Дети, которые не могут со мной играть, они не могут играть в принципе ни с кем. И тогда ждите очень нехороших поступков. Они найдут, с кем им будет интересно, но это может быть уже опасно для здоровья и для общества. Но, как правило, это возникает в определённой ситуации: когда педагог, ведущий класс, сам не понимает, что я в его классе делаю. Ты не понимаешь, так хотя бы не мешай. А когда мешают или только на словах говорят: «Вот Ирина Витольдовна придёт, будет то-то-то»… Когда от меня ждут потребительской копилки: «Нам нужно на праздник вот такую-то музыку, подберите нам», – это потребительство. А мне интересен не номер на отчётный концерт, мне интересен процесс – вот то, что мы делали в этом году в первом классе. Хоть мне и стыдно, что я с ними ничего показательного не сделала.
– Мы с сыном как-то раз едем в лифте. Он стучит вверху, пониже. Я говорю: «Ты что делаешь?» Мы, говорит, в школе на музицировании стучали по ножке стола и выяснили, что по-разному звучит, я теперь проверяю.
– Да, да. У него к вибрациям появился интерес, а ведь это первый этап изучения физики. Потому что музыка – физическое явление. Первично музыка – физическое явление, обрабатывающееся математикой. Это логическая концепция, влияющая на физиологию, психологию, на все эндокринные, вегетативные и все наши системы. Поэтому музыкой лечат. Но иногда и калечат. Музыка может работать как фактор выздоравливающий, а может и наоборот, в зависимости от того, как человек её слышит.
Это опять-таки то, что происходит с твоим мозгом, слышишь ты музыку или не слышишь её. Мозг начинает обрабатывать физические явления, которые вокруг него возникают: «А, это самолёт», «А это майский жук... Ой! Майский жук, я его боюсь!» – то есть мы реагируем на звуки даже из чувства самосохранения. А дальше мы из этого начинаем делать что-то, превращаем это в эстетическую категорию, в музыку. А она может быть очень разной. Она может быть радостной, светлой, жизнеутверждающей. А может показывать и другую сторону – приближающую нас к уходу и к смерти, но очищающую и дающую веру, что мы бессмертны. Это главное. Потому что тот же самый Малер трагичен. Чайковский – трагичен. Шостакович – трагичен. Но это - вера в бессмертие как мы это знаем из Библии.
– Выходит, музыка – она вообще не про музыку, музыка – она про время…
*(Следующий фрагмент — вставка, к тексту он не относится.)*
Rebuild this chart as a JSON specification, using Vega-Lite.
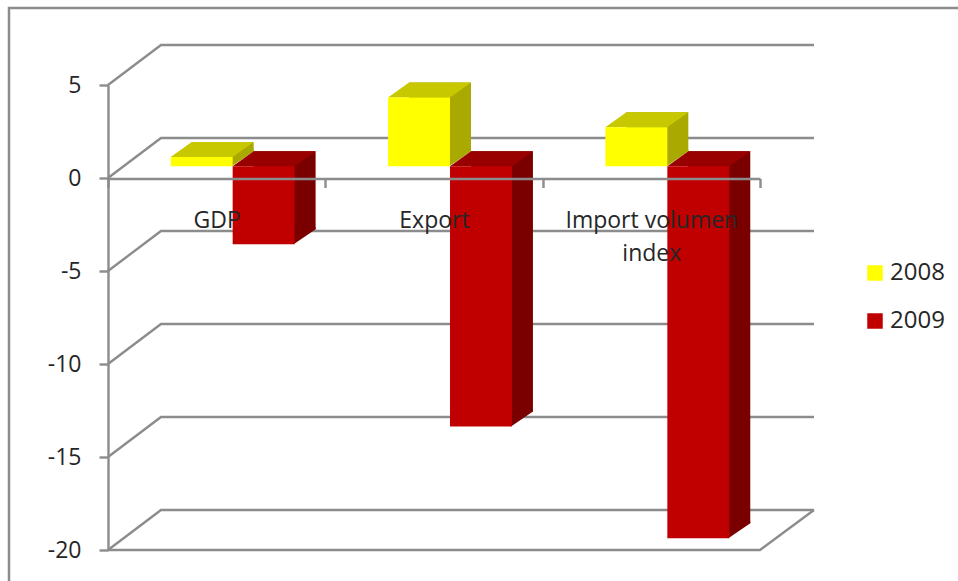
{"$schema":"https://vega.github.io/schema/vega-lite/v6.json","width":652,"height":465,"autosize":"none","padding":{"left":108,"top":85,"right":198,"bottom":31},"background":"white","config":{"view":{"stroke":null},"font":"Open Sans"},"data":{"values":[{"category":"GDP","year":"2008","value":0.5},{"category":"GDP","year":"2009","value":-4.2},{"category":"Export","year":"2008","value":3.7},{"category":"Export","year":"2009","value":-14},{"category":"Import volumen index","year":"2008","value":2.1},{"category":"Import volumen index","year":"2009","value":-20}]},"resolve":{"scale":{"x":"independent","y":"independent","xOffset":"independent"}},"layer":[{"layer":[{"data":{"values":[{"frame":1}]},"mark":{"type":"point","shape":"M-425 264V-309.5H524","size":4,"filled":false,"opacity":1,"stroke":"#8c8c8c","strokeWidth":2.5},"encoding":{}},{"data":{"values":[{"tick":5},{"tick":0},{"tick":-5},{"tick":-10},{"tick":-15},{"tick":-20}]},"mark":{"type":"point","shape":"M-326 0L-273 -40H380","size":4,"filled":false,"opacity":1,"stroke":"#8c8c8c","strokeWidth":2.4},"encoding":{"y":{"field":"tick","type":"quantitative","stack":null,"scale":{"domain":[-20,5],"nice":false,"zero":false},"axis":{"title":null,"values":[5,0,-5,-10,-15,-20],"grid":false,"domainColor":"#8c8c8c","domainWidth":2.4,"tickColor":"#8c8c8c","tickWidth":2.4,"tickSize":9,"labelFontSize":23,"labelColor":"#262626","labelPadding":18,"labelFont":"Open Sans","labelExpr":"'' + datum.value"}}}},{"data":{"values":[{"tick":-20}]},"mark":{"type":"point","shape":"M-326 0H326L380 -40","size":4,"filled":false,"opacity":1,"stroke":"#8c8c8c","strokeWidth":2.4},"encoding":{"y":{"field":"tick","type":"quantitative"}}}]},{"transform":[{"filter":"datum.year == '2008'"}],"mark":{"type":"bar","fill":"#a9a900"},"encoding":{"x":{"field":"category","type":"nominal","sort":["GDP","Export","Import volumen index"],"scale":{"type":"band","range":[37,689],"paddingInner":0.43,"paddingOuter":0.215},"axis":null},"xOffset":{"field":"year","type":"nominal","sort":["2008","2009"],"scale":{"domain":["2008","2009"],"paddingInner":0,"paddingOuter":0}},"y":{"field":"value","type":"quantitative","stack":null,"scale":{"domain":[-20,5],"nice":false,"zero":false,"range":[438.2,-26.8]},"axis":null}}},{"transform":[{"filter":"datum.year == '2008'"}],"encoding":{"x":{"field":"category","type":"nominal","sort":["GDP","Export","Import volumen index"],"scale":{"type":"band","range":[16,668],"paddingInner":0.43,"paddingOuter":0.215},"axis":null},"xOffset":{"field":"year","type":"nominal","sort":["2008","2009"],"scale":{"domain":["2008","2009"],"paddingInner":0,"paddingOuter":0}},"y":{"field":"value","type":"quantitative","stack":null,"scale":{"domain":[-20,5],"nice":false,"zero":false,"range":[453.2,-11.8]},"axis":null}},"layer":[{"mark":{"type":"point","shape":"M30 0L52 -15V-17H30Z","size":4,"filled":true,"opacity":1,"strokeWidth":0,"fill":"#a9a900"},"encoding":{"y":{"datum":0,"type":"quantitative","axis":null}}},{"mark":{"type":"point","shape":"M-31 0H31L52 -15H-10Z","size":4,"filled":true,"opacity":1,"strokeWidth":0,"fill":"#c8c800"}},{"mark":{"type":"bar"},"encoding":{"color":{"field":"year","type":"nominal","scale":{"domain":["2008","2009"],"range":["#ffff00","#c00000"]},"legend":{"title":null,"orient":"none","legendX":755,"legendY":176,"symbolType":"square","symbolSize":240,"symbolStrokeWidth":0,"labelFontSize":24,"labelColor":"#262626","labelFont":"Open Sans","labelOffset":3,"rowPadding":24}}}}]},{"transform":[{"filter":"datum.year == '2009'"}],"mark":{"type":"bar","fill":"#7a0000"},"encoding":{"x":{"field":"category","type":"nominal","sort":["GDP","Export","Import volumen index"],"scale":{"type":"band","range":[37,689],"paddingInner":0.43,"paddingOuter":0.215},"axis":null},"xOffset":{"field":"year","type":"nominal","sort":["2008","2009"],"scale":{"domain":["2008","2009"],"paddingInner":0,"paddingOuter":0}},"y":{"field":"value","type":"quantitative","stack":null,"scale":{"domain":[-20,5],"nice":false,"zero":false,"range":[438.2,-26.8]},"axis":null}}},{"transform":[{"filter":"datum.year == '2009'"}],"encoding":{"x":{"field":"category","type":"nominal","sort":["GDP","Export","Import volumen index"],"scale":{"type":"band","range":[16,668],"paddingInner":0.43,"paddingOuter":0.215},"axis":null},"xOffset":{"field":"year","type":"nominal","sort":["2008","2009"],"scale":{"domain":["2008","2009"],"paddingInner":0,"paddingOuter":0}},"y":{"field":"value","type":"quantitative","stack":null,"scale":{"domain":[-20,5],"nice":false,"zero":false,"range":[453.2,-11.8]},"axis":null}},"layer":[{"mark":{"type":"point","shape":"M30 0L52 -15V-17H30Z","size":4,"filled":true,"opacity":1,"strokeWidth":0,"fill":"#7a0000"}},{"mark":{"type":"point","shape":"M-31 0H31L52 -15H-10Z","size":4,"filled":true,"opacity":1,"strokeWidth":0,"fill":"#990000"},"encoding":{"y":{"datum":0,"type":"quantitative","axis":null}}},{"mark":{"type":"bar"},"encoding":{"color":{"field":"year","type":"nominal"}}}]},{"mark":{"type":"point","opacity":0},"encoding":{"x":{"field":"category","type":"nominal","sort":["GDP","Export","Import volumen index"],"scale":{"type":"band","paddingInner":0,"paddingOuter":0},"axis":{"title":null,"orient":"bottom","offset":-371.5,"zindex":3,"labelAngle":0,"tickBand":"extent","domainColor":"#8c8c8c","domainWidth":2.4,"tickColor":"#8c8c8c","tickWidth":2.4,"tickSize":9,"labelFontSize":23,"labelColor":"#262626","labelPadding":22,"labelFont":"Open Sans","labelLineHeight":33,"labelExpr":"datum.label == 'Import volumen index' ? ['Import volumen','index'] : datum.label"}},"y":{"field":"value","type":"quantitative","stack":null,"scale":{"domain":[-20,5],"nice":false,"zero":false},"axis":null}}}]}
– Музыка – про наши чувства. Музыка – она только про чувства! А вот, сколько сегодня можете чувствовать, столько и поймёте. И поэтому Шостаковича сегодня все будут трактовать по-разному – ровно столько, сколько они смогут понять.
– То есть музыкально образование – это в итоге только то, сколько ты вообще сможешь понять про этот мир?
– Да, только так. Музыкальное образование – это содержание твоей будущей жизни, всего лишь.